People say ‘the gems are such women‘, but personally, I couldn’t help but notice pretty soon how much they just beautifully and aggressively don’t know what gender roles are. You could practically not even notice how cool they are, it’s just so fluidly worked in from the start.

It is very true that the Crystal Gem squad are such moms at times, and you could point out other stuff too. They are women. But it’s like, they’re women because it’s an archetype they put on–they’ll be Steven’s mom, they’ll be fabulous, they’ll be thoughtful, and it’s just another thing out of many things that they’ll be. The gem people can be anything they want to be, including flat-out women, and nobody can stop them.

Meanwhile I’m stuck here self-conscious at every moment* that if I ever decide to do “one o’ them women things”, people are gonna look at me and think I’m a women, and if I dare do “one o’ them men things”, people will judge me by how good a men I am.

It gets very… wearying? Painful? Something. that

Whenever there is something resembling a label I identify with involved with a thing, at some point I begin to feel like showing support of that thing too much is tacky and I should dial it back because I’m oozing my “agenda” all over it. Everyone all over is always making things about labels—sometimes I generally feel like I’m walking around in a surreal labelscape where somebody has taken a label gun and completely covered all the scenery in label stickers— and I feel like, if I don’t like to see things made about labels, if I don’t want to see people turning Gems into “female representation”, they say you should stop digging the hole deeper if you don’t want to be in it. I was so nervous when I wrote my article somebody was going to read it as “I am nonbinary and the Gems give me validation therefore the Gems are nonbinary”, because of that (and that is sad), but also because they’re something quite separate from and more than a label to me.

It’s one thing to be nonbinary, as a label or expression.

It’s another thing to be beyond gender, as a style.

In my mind, calling Gems nonbinary is actually a little odd, because there is no need to persuade anyone they aren’t binary. Nonbinary means that you would otherwise be binary but are not, and they would otherwise be friggin’ rocks. I’m nonbinary. Unlike them, I have stuff to persuade people I’m not, and it takes guts for me to just step out and be the lady or the gentleman of the situation.

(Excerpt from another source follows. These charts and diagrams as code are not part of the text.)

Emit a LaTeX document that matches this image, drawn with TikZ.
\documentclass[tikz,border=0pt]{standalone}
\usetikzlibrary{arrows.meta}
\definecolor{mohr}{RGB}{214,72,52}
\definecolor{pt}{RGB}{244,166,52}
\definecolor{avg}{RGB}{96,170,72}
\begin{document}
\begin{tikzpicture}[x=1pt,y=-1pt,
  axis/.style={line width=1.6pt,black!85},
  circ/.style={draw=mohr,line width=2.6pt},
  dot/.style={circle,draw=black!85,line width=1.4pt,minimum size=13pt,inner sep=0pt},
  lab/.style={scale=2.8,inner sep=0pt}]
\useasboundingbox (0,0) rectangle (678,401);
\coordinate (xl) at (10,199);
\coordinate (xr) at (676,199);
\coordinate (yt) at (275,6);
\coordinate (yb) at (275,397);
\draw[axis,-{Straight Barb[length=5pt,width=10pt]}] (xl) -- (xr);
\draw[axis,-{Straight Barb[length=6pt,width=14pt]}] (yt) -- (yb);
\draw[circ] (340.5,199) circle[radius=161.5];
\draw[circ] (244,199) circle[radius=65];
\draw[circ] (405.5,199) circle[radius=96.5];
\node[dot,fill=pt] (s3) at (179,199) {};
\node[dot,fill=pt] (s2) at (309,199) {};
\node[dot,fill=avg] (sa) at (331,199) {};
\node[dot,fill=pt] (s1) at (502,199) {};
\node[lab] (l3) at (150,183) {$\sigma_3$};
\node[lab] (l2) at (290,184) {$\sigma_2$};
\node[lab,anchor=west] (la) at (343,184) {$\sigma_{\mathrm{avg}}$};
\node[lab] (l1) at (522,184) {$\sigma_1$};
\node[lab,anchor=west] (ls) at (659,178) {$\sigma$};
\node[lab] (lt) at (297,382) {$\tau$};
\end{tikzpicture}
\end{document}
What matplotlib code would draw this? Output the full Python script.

Gems are beyond gender: they are literally just who they are, showing its expressions but unfettered by its boundaries.

This is one reason why the Gems are so important to me, aside from just generally how cool they are. They represent, maybe, what I might be in an ideal world beyond my dismal spot in Labelland where I have to take solace in the fact that I even have nonbinary as a word people recognise.

Just, “me”.

I’ve made progress toward achieving that ideal, but I still have quite a ways to go. For now, I will sit here trying to persuade myself everyone understands I’m just admiring the gem people and other such things for what they are and doesn’t think I’m trying to project an agenda onto them. And of course, making fan stuff.